# TASK DATA
========================================

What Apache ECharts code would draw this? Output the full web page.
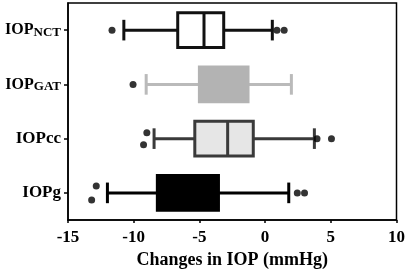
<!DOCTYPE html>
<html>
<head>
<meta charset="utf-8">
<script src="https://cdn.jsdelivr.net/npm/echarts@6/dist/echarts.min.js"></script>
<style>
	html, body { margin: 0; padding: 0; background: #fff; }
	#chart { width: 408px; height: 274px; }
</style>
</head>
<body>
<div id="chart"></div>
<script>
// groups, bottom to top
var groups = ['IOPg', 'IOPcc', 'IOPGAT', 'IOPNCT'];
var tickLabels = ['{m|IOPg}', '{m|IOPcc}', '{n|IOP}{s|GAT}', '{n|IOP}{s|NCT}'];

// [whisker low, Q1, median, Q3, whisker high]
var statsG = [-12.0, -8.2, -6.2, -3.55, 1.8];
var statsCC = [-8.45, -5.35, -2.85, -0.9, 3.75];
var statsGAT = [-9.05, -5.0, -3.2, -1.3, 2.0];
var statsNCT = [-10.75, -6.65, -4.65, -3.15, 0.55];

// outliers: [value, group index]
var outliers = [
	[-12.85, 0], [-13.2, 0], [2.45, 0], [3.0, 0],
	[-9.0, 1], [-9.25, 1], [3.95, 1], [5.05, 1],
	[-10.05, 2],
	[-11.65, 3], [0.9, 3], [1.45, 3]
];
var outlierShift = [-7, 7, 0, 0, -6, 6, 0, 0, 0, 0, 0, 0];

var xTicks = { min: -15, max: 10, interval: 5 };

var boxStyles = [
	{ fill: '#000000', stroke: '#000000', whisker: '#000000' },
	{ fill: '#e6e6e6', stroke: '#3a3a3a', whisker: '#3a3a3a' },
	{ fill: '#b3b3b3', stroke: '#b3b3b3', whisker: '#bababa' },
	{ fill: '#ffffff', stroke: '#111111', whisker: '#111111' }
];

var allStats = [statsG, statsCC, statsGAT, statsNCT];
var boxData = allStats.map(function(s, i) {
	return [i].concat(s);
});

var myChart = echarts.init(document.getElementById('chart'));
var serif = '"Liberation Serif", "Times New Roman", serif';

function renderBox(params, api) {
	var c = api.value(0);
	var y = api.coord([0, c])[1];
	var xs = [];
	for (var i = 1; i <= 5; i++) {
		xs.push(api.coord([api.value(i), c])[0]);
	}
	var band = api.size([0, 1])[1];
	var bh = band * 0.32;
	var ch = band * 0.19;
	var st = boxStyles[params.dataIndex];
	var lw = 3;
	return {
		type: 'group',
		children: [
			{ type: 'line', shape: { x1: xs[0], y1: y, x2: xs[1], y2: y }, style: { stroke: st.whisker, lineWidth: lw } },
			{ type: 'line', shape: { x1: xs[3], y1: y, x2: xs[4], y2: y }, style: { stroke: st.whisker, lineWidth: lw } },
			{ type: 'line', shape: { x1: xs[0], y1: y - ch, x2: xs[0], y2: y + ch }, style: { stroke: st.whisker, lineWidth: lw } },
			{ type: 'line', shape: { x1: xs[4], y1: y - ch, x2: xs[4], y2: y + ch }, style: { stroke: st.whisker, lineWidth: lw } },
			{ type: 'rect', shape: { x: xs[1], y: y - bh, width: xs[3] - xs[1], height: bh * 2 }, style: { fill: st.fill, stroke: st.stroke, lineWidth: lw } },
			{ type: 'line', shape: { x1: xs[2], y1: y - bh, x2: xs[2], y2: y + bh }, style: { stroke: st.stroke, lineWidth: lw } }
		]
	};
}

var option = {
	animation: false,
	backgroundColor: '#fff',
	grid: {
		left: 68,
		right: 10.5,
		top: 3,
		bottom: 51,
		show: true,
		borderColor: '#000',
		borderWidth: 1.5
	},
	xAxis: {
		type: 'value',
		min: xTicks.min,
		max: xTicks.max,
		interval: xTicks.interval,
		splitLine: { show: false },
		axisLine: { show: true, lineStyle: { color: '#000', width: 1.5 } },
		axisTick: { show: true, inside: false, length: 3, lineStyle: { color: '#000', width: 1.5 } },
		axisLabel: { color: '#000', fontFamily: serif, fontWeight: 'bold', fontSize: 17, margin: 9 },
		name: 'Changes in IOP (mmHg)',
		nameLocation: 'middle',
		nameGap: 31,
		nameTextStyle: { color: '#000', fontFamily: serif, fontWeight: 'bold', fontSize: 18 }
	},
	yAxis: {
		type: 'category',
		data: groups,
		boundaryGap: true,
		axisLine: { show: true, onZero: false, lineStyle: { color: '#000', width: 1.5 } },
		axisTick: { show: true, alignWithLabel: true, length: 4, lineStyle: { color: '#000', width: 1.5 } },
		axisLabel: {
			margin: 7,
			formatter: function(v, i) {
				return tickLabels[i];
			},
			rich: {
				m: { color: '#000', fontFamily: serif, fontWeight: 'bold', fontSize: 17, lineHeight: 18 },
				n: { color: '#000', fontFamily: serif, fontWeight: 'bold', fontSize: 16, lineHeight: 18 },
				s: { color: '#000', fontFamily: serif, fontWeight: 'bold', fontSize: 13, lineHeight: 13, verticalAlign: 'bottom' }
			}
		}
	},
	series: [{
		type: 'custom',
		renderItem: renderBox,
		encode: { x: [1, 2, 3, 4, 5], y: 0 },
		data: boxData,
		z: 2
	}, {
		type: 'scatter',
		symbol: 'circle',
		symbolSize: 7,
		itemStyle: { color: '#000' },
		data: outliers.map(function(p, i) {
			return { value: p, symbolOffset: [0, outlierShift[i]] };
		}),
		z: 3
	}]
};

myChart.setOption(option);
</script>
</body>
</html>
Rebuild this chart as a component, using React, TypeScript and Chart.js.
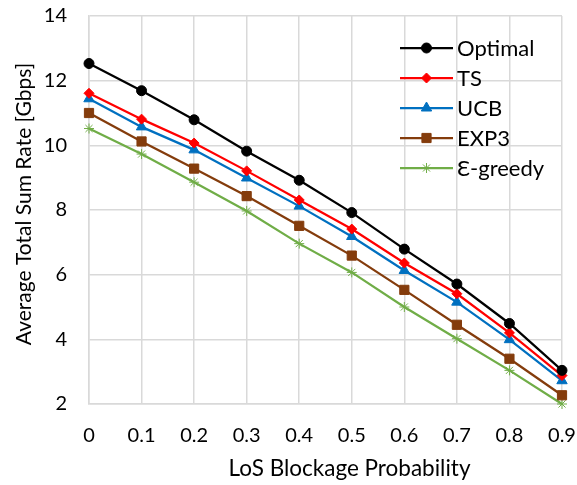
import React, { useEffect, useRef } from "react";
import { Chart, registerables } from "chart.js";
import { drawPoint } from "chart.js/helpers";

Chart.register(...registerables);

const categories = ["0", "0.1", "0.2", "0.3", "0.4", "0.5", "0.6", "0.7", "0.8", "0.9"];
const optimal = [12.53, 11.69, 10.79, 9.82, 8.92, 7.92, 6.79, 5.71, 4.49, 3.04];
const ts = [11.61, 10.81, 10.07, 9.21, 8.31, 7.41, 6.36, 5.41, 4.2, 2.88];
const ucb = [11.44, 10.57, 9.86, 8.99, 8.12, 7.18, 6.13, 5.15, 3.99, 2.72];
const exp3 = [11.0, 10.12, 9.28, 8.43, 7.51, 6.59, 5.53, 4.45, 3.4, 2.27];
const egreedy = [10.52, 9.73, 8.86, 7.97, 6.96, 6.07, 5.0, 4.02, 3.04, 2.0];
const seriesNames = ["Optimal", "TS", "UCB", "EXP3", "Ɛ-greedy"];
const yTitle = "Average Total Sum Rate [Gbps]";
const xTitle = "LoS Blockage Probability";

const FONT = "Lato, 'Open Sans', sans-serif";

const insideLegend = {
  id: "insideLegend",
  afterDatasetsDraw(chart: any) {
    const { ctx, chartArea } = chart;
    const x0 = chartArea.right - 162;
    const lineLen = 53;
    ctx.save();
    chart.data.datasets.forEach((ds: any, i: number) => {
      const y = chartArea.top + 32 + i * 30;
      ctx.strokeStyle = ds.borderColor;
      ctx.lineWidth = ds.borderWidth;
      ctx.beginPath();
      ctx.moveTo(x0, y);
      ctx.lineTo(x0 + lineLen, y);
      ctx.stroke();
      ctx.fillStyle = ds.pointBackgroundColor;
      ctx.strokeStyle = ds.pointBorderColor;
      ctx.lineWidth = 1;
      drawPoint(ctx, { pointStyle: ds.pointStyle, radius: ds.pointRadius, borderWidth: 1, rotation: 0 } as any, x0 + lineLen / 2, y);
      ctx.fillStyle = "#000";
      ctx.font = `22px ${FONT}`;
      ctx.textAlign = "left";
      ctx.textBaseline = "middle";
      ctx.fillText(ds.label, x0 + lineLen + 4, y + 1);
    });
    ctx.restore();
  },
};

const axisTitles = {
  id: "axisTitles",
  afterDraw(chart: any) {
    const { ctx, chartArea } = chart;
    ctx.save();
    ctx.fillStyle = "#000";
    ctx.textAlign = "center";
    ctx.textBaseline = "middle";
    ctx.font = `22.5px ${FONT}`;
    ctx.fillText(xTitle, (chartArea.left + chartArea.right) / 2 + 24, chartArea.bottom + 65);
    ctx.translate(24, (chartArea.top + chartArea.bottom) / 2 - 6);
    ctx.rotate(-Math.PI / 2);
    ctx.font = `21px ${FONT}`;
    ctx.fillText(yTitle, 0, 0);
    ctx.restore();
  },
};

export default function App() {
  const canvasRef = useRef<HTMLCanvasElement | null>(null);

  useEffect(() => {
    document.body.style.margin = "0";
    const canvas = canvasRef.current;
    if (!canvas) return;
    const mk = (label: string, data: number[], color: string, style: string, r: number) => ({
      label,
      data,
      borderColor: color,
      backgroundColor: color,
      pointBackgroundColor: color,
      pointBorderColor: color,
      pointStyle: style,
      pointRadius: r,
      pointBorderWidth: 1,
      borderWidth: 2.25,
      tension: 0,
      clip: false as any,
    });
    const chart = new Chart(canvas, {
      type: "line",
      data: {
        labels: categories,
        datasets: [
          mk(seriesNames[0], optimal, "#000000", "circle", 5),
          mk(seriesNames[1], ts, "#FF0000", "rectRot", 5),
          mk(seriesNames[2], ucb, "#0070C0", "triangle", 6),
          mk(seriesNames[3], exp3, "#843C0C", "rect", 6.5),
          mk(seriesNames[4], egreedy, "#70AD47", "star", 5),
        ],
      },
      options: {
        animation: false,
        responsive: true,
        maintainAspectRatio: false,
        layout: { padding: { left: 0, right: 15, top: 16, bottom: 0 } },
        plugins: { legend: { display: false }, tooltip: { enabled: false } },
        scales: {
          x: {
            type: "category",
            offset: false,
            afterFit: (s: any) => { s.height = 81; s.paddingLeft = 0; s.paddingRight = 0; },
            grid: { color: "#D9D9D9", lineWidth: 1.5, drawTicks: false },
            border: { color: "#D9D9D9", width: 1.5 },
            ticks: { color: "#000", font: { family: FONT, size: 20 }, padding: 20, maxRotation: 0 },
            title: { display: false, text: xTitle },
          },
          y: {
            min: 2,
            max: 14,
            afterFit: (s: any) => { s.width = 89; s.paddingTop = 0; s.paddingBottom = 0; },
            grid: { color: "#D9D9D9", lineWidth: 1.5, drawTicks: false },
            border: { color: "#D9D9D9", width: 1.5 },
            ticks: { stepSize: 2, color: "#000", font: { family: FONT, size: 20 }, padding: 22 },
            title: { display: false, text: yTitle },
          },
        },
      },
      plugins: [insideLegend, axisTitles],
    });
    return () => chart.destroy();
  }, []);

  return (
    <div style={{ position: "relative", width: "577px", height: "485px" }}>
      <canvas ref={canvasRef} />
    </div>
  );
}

========================================

# INSTRUCTIONS TO FOLLOW
Looking at the listing above, how many of its lines contain the string "React"? Give the number alone.

# WRITTEN RESPONSE
2